The first three parts of the Altair series covered the following topics.
In this article, we will see different ways of customizing visualizations with Altair. Creating informative visualizations that demonstrate the underlying structure within data or unveil the relationships among variables is critical part of data science.
It is also important to make them look nice and appealing. Thus, we should spend some time to customize the visualizations for better appearance.
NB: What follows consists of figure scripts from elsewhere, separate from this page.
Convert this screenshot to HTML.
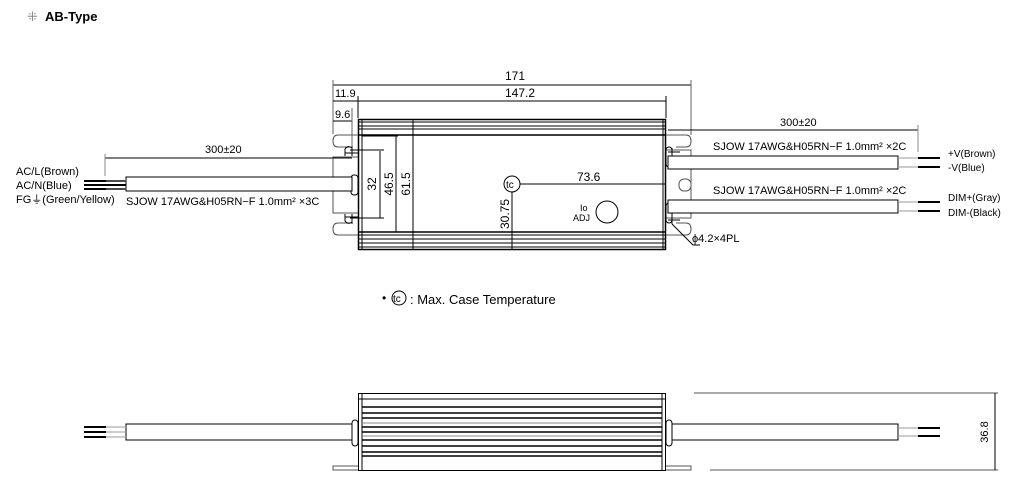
<!DOCTYPE html>
<html><head><meta charset="utf-8"><style>
html,body{margin:0;padding:0;background:#fff;}
svg{display:block;font-family:"Liberation Sans",sans-serif;}
</style></head><body>
<svg width="1011" height="486" viewBox="0 0 1011 486" xmlns="http://www.w3.org/2000/svg">
<g fill="#000" font-size="11">
<text x="27" y="21" font-size="13" fill="#888">⁜</text>
<text x="45" y="21" font-size="13" font-weight="bold">AB-Type</text>
</g>
<g stroke="#000" fill="none" stroke-width="1">
<!-- top dims -->
<line x1="333" y1="85" x2="691" y2="85"/>
<line x1="333" y1="80" x2="333" y2="134" stroke="#666"/>
<line x1="691" y1="80" x2="691" y2="135" stroke="#666"/>
<line x1="333" y1="101" x2="666" y2="101"/>
<line x1="358" y1="96" x2="358" y2="118"/>
<line x1="666" y1="96" x2="666" y2="118"/>
<line x1="333" y1="121" x2="352" y2="121"/>
<line x1="352" y1="108" x2="352" y2="150" stroke="#666"/>
<!-- box -->
<rect x="358.5" y="119.5" width="307" height="130" stroke-width="1.5"/>
<line x1="362" y1="120" x2="362" y2="249"/>
<line x1="663" y1="120" x2="663" y2="249"/>
<line x1="358" y1="122" x2="666" y2="122"/>
<line x1="358" y1="126" x2="666" y2="126"/>
<line x1="358" y1="129" x2="666" y2="129"/>
<line x1="358" y1="135" x2="666" y2="135" stroke-width="1.5"/>
<line x1="358" y1="232" x2="666" y2="232" stroke-width="1.5"/>
<line x1="358" y1="235" x2="666" y2="235"/>
<line x1="358" y1="239" x2="666" y2="239"/>
<line x1="358" y1="243" x2="666" y2="243"/>
<line x1="358" y1="247" x2="666" y2="247"/>
<!-- internal dims -->
<line x1="413" y1="120" x2="413" y2="249"/>
<line x1="396" y1="136" x2="396" y2="232"/>
<line x1="380" y1="151" x2="380" y2="218"/>
<line x1="350" y1="150" x2="384" y2="150"/>
<line x1="350" y1="218" x2="384" y2="218"/>
<line x1="362" y1="136" x2="398" y2="136"/>
<circle cx="512" cy="184" r="8"/>
<line x1="520" y1="184" x2="666" y2="184"/>
<line x1="512" y1="192" x2="512" y2="249"/>
<circle cx="607" cy="212" r="11"/>
<!-- left tabs -->
<g stroke="#555">
<path d="M358 135 H338 Q333 135 333 141 Q333 147 338 147 H350"/>
<path d="M358 157 H333 V213 H358"/>
<path d="M358 235 H338 Q333 235 333 229 Q333 223 338 223 H350"/>
</g>
<path d="M352 146 V156 M345 156 V149 Q348 145 352 148 M345 153 H358"/>
<path d="M352 214 V224 M345 214 V221 Q348 225 352 222 M345 217 H358"/>
<rect x="351" y="175" width="7" height="20" rx="3"/>
<!-- left cable -->
<line x1="105" y1="158" x2="352" y2="158"/>
<line x1="105" y1="154" x2="105" y2="176" stroke="#888"/>
<rect x="126" y="177" width="226" height="14" fill="#fff"/>
<line x1="84" y1="181" x2="126" y2="181" stroke-width="2"/>
<line x1="84" y1="185" x2="126" y2="185" stroke-width="2"/>
<line x1="84" y1="189" x2="126" y2="189" stroke-width="2"/>
<line x1="106" y1="181" x2="126" y2="181" stroke="#999" stroke-width="1"/>
<line x1="106" y1="189" x2="126" y2="189" stroke="#999" stroke-width="1"/>
<!-- right tabs -->
<g stroke="#555">
<path d="M666 135 H686 Q691 135 691 141 Q691 147 686 147 H676"/>
<path d="M666 150 H691 V218 H666"/>
<path d="M666 235 H686 Q691 235 691 229 Q691 223 686 223 H676"/>
<rect x="679" y="179" width="12" height="12" rx="5"/>
</g>
<rect x="666" y="147" width="6" height="20" rx="3"/>
<rect x="666" y="203" width="6" height="20" rx="3"/>
<path d="M672 148 V156 M668 152 H680 M672 216 V224 M668 220 H680"/>
<path d="M672 224 L693 245 H700"/>
<!-- right cables -->
<line x1="668" y1="130" x2="918" y2="130"/>
<line x1="918" y1="125" x2="918" y2="152" stroke="#888"/>
<rect x="668" y="156" width="230" height="13" fill="#fff"/>
<rect x="668" y="200" width="230" height="13" fill="#fff"/>
<line x1="898" y1="158" x2="918" y2="158" stroke="#999"/>
<line x1="898" y1="167" x2="918" y2="167" stroke="#999"/>
<line x1="918" y1="158" x2="940" y2="158" stroke-width="2"/>
<line x1="918" y1="167" x2="940" y2="167" stroke-width="2"/>
<line x1="898" y1="202" x2="918" y2="202" stroke="#999"/>
<line x1="898" y1="211" x2="918" y2="211" stroke="#999"/>
<line x1="918" y1="202" x2="940" y2="202" stroke-width="2"/>
<line x1="918" y1="211" x2="940" y2="211" stroke-width="2"/>
<!-- legend -->
<circle cx="399" cy="298" r="7"/>
<!-- bottom view -->
<rect x="358.5" y="393.5" width="307" height="77"/>
<line x1="362" y1="393" x2="362" y2="470"/>
<line x1="662" y1="393" x2="662" y2="470"/>
<line x1="358" y1="399" x2="666" y2="399"/>
<g stroke-width="1.5">
<line x1="362" y1="407" x2="662" y2="407"/>
<line x1="362" y1="413" x2="662" y2="413"/>
<line x1="362" y1="418" x2="662" y2="418"/>
<line x1="362" y1="427" x2="662" y2="427"/>
<line x1="362" y1="432" x2="662" y2="432"/>
<line x1="362" y1="440" x2="662" y2="440"/>
<line x1="362" y1="446" x2="662" y2="446"/>
<line x1="362" y1="452" x2="662" y2="452"/>
<line x1="362" y1="456" x2="662" y2="456"/>
</g>
<line x1="362" y1="423" x2="662" y2="423" stroke="#888"/>
<line x1="362" y1="436" x2="662" y2="436" stroke="#888"/>
<path d="M358 466 H333 V470 H358 M666 466 H691 V470 H666" stroke="#555"/>
<rect x="352" y="420" width="6" height="26" rx="3"/>
<rect x="666" y="420" width="6" height="26" rx="3"/>
<rect x="126" y="424" width="226" height="16" fill="#fff"/>
<rect x="672" y="424" width="226" height="16" fill="#fff"/>
<line x1="84" y1="427" x2="106" y2="427" stroke-width="2"/>
<line x1="84" y1="432" x2="106" y2="432" stroke-width="2"/>
<line x1="84" y1="437" x2="106" y2="437" stroke-width="2"/>
<line x1="106" y1="427" x2="126" y2="427" stroke="#999"/>
<line x1="106" y1="432" x2="126" y2="432" stroke="#999"/>
<line x1="106" y1="437" x2="126" y2="437" stroke="#999"/>
<line x1="898" y1="428" x2="918" y2="428" stroke="#999"/>
<line x1="898" y1="436" x2="918" y2="436" stroke="#999"/>
<line x1="918" y1="428" x2="940" y2="428" stroke-width="2"/>
<line x1="918" y1="436" x2="940" y2="436" stroke-width="2"/>
<line x1="694" y1="393" x2="998" y2="393" stroke="#555"/>
<line x1="710" y1="470" x2="998" y2="470" stroke="#555"/>
<line x1="995" y1="393" x2="995" y2="470"/>
</g>
<g fill="#000" font-size="11">
<text x="505" y="80" font-size="12">171</text>
<text x="505" y="97" font-size="12">147.2</text>
<text x="335" y="97" font-size="11">11.9</text>
<text x="335" y="118" font-size="11">9.6</text>
<text x="205" y="153" font-size="11">300±20</text>
<text x="780" y="126" font-size="11">300±20</text>
<text x="16" y="175">AC/L(Brown)</text>
<text x="16" y="189">AC/N(Blue)</text>
<text x="16" y="203">FG⏚(Green/Yellow)</text>
<text x="126" y="205" font-size="11">SJOW 17AWG&amp;H05RN−F  1.0mm² ×3C</text>
<text x="713" y="150" font-size="11">SJOW 17AWG&amp;H05RN−F  1.0mm² ×2C</text>
<text x="713" y="194" font-size="11">SJOW 17AWG&amp;H05RN−F  1.0mm² ×2C</text>
<text x="948" y="157" font-size="10">+V(Brown)</text>
<text x="948" y="171" font-size="10">-V(Blue)</text>
<text x="948" y="201" font-size="10">DIM+(Gray)</text>
<text x="948" y="216" font-size="10">DIM-(Black)</text>
<text x="577" y="181" font-size="12">73.6</text>
<text x="506" y="188" font-size="10">tc</text>
<text x="580" y="211" font-size="9">Io</text>
<text x="573" y="221" font-size="9">ADJ</text>
<text x="692" y="242" font-size="11">ϕ4.2×4PL</text>
<text transform="translate(376,184) rotate(-90)" text-anchor="middle" font-size="12">32</text>
<text transform="translate(393,184) rotate(-90)" text-anchor="middle" font-size="12">46.5</text>
<text transform="translate(410,184) rotate(-90)" text-anchor="middle" font-size="12">61.5</text>
<text transform="translate(509,214) rotate(-90)" text-anchor="middle" font-size="12">30.75</text>
<text x="382" y="302" font-size="12">•</text>
<text x="393" y="302" font-size="10">tc</text>
<text x="410" y="304" font-size="13">: Max. Case Temperature</text>
<text transform="translate(988,432) rotate(-90)" text-anchor="middle" font-size="11">36.8</text>
</g>
</svg>
</body></html>
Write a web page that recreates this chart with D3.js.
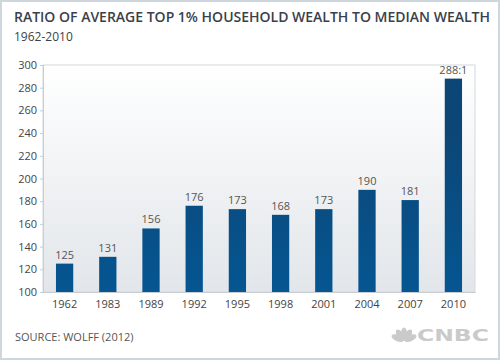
<!DOCTYPE html>
<html>
<head>
<meta charset="utf-8">
<script src="https://cdn.jsdelivr.net/npm/d3@7"></script>
<style>
  body { margin: 0; background: #fff; }
  svg { display: block; font-family: "Open Sans", sans-serif; }
</style>
</head>
<body>
<div id="chart"></div>
<script>
// data
const years = ["1962", "1983", "1989", "1992", "1995", "1998", "2001", "2004", "2007", "2010"];
const ratios = [125, 131, 156, 176, 173, 168, 173, 190, 181, 288];
const valueLabels = ["125", "131", "156", "176", "173", "168", "173", "190", "181", "288:1"];
const yTicks = [100, 120, 140, 160, 180, 200, 220, 240, 260, 280, 300];

const W = 500, H = 360;
const margin = { top: 65, right: 25, bottom: 68, left: 43 };
const width = W - margin.left - margin.right,
	height = H - margin.top - margin.bottom;

const svg = d3.select("#chart")
	.append("svg")
	.attr("width", W)
	.attr("height", H);

const defs = svg.append("defs");
const bg = defs.append("linearGradient").attr("id", "bg")
	.attr("x1", 0).attr("y1", 0).attr("x2", 0).attr("y2", 1);
bg.append("stop").attr("offset", "0%").attr("stop-color", "#ffffff");
bg.append("stop").attr("offset", "100%").attr("stop-color", "#e2e6ea");

const barGrad = defs.append("linearGradient").attr("id", "bar")
	.attr("gradientUnits", "userSpaceOnUse")
	.attr("x1", 0).attr("y1", margin.top).attr("x2", 0).attr("y2", margin.top + height);
barGrad.append("stop").attr("offset", "0%").attr("stop-color", "#0c4676");
barGrad.append("stop").attr("offset", "100%").attr("stop-color", "#025c9d");

// outer frame
svg.append("rect")
	.attr("x", 1).attr("y", 1)
	.attr("width", W - 2).attr("height", H - 2)
	.attr("fill", "#fff")
	.attr("stroke", "#cfd7de")
	.attr("stroke-width", 2);

// titles
svg.append("text")
	.attr("x", 14).attr("y", 22)
	.attr("font-size", 14)
	.attr("font-weight", 600)
	.attr("fill", "#3b3f4a")
	.attr("textLength", 476)
	.attr("lengthAdjust", "spacingAndGlyphs")
	.text("RATIO OF AVERAGE TOP 1% HOUSEHOLD WEALTH TO MEDIAN WEALTH");

svg.append("text")
	.attr("x", 14).attr("y", 41)
	.attr("font-size", 12)
	.attr("fill", "#3b3f4a")
	.text("1962-2010");

const g = svg.append("g")
	.attr("transform", `translate(${margin.left},${margin.top})`);

// scales
const x = d3.scaleBand()
	.domain(years)
	.range([0, width])
	.paddingInner(0.6)
	.paddingOuter(0.3);

const y = d3.scaleLinear()
	.domain([100, 300])
	.range([height, 0]);

// plot background
g.append("rect")
	.attr("width", width)
	.attr("height", height)
	.attr("fill", "url(#bg)")
	.attr("stroke", "#d3d8dc");

// bars
g.selectAll("rect.bar")
	.data(ratios)
	.enter().append("rect")
	.attr("class", "bar")
	.attr("x", (d, i) => x(years[i]))
	.attr("y", d => y(d))
	.attr("width", x.bandwidth())
	.attr("height", d => height - y(d))
	.attr("fill", "url(#bar)");

// value labels
g.selectAll("text.val")
	.data(ratios)
	.enter().append("text")
	.attr("class", "val")
	.attr("x", (d, i) => x(years[i]) + x.bandwidth() / 2)
	.attr("y", d => y(d) - 5)
	.attr("text-anchor", "middle")
	.attr("font-size", 11)
	.attr("fill", "#555")
	.text((d, i) => valueLabels[i]);

// y axis
const yAxis = g.append("g")
	.call(d3.axisLeft(y).tickValues(yTicks).tickSize(3).tickPadding(3));
yAxis.select(".domain").attr("stroke", "#c8cdd2");
yAxis.selectAll(".tick line").attr("stroke", "#c8cdd2");
yAxis.selectAll(".tick text").attr("font-size", 11).attr("fill", "#444")
	.attr("font-family", "\"Open Sans\", sans-serif");

// x axis
const xAxis = g.append("g")
	.attr("transform", `translate(0,${height})`)
	.call(d3.axisBottom(x).tickSize(0).tickPadding(8));
xAxis.select(".domain").attr("stroke", "#c8cdd2");
xAxis.selectAll(".tick text").attr("font-size", 11).attr("fill", "#444")
	.attr("font-family", "\"Open Sans\", sans-serif");

// source
svg.append("text")
	.attr("x", 15).attr("y", 341)
	.attr("font-size", 11)
	.attr("fill", "#555")
	.text("SOURCE: WOLFF (2012)");

// logo
const logo = svg.append("g").attr("fill", "#cacaca");
const peacock = logo.append("g").attr("transform", "translate(404,341)");
[-66, -33, 0, 33, 66].forEach(a => {
	peacock.append("ellipse")
		.attr("cx", 0).attr("cy", -7)
		.attr("rx", 3.2).attr("ry", 6.5)
		.attr("transform", `rotate(${a})`);
});
logo.append("text")
	.attr("x", 489).attr("y", 341)
	.attr("text-anchor", "end")
	.attr("font-size", 16)
	.attr("font-weight", "bold")
	.attr("font-family", "\"DejaVu Sans\", sans-serif")
	.attr("textLength", 72)
	.attr("lengthAdjust", "spacingAndGlyphs")
	.text("CNBC");
</script>
</body>
</html>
We will be using an insurance dataset that is available on Kaggle. Let’s start by importing the libraries and reading the dataset into a Pandas dataframe.
import numpy as np
import pandas as pd
import altair as altinsurance = pd.read_csv("/content/insurance.csv")
insurance.head()
The dataset contains some measures (i.e. features) about the customers of an insurance company and the amount that is charged for the insurance.
We can create a scatter plot to inspect the relationship between body mass index (bmi) and insurance cost (charges). The smoker column can be used to separate smoker and non-smoker people.
(alt.
Chart(insurance).
mark_circle().
encode(x='charges', y='bmi', color='smoker').
properties(height=400, width=500))
All of the bmi values are higher than 15. Thus, it would look better if the ticks on y-axis start at 15. We can use the scale property to adjust to customize the y-axis.
(alt.
Chart(insurance).
mark_circle().
encode(
alt.X('charges'),
alt.Y('bmi', scale=alt.Scale(zero=False)),
alt.Color('smoker')).
properties(height=400, width=500))
In order to use the scale property, we specify the column with Y encoding ( alt.Y(‘bmi’) ) instead of passing a string ( y=’bmi’ ). The zero parameter is set as “False” to prevent the axis from starting at zero.
Here is the updated visualizations:
We can also use the domain parameter to specify a custom range. Let’s also change the size of the visualization using the properties function.
(alt.
Chart(insurance).
mark_circle().
encode(
alt.X('charges',
alt.Y('bmi', scale=alt.Scale(domain=(10,60)),
alt.Color('smoker')
).
properties(height=300, width=400))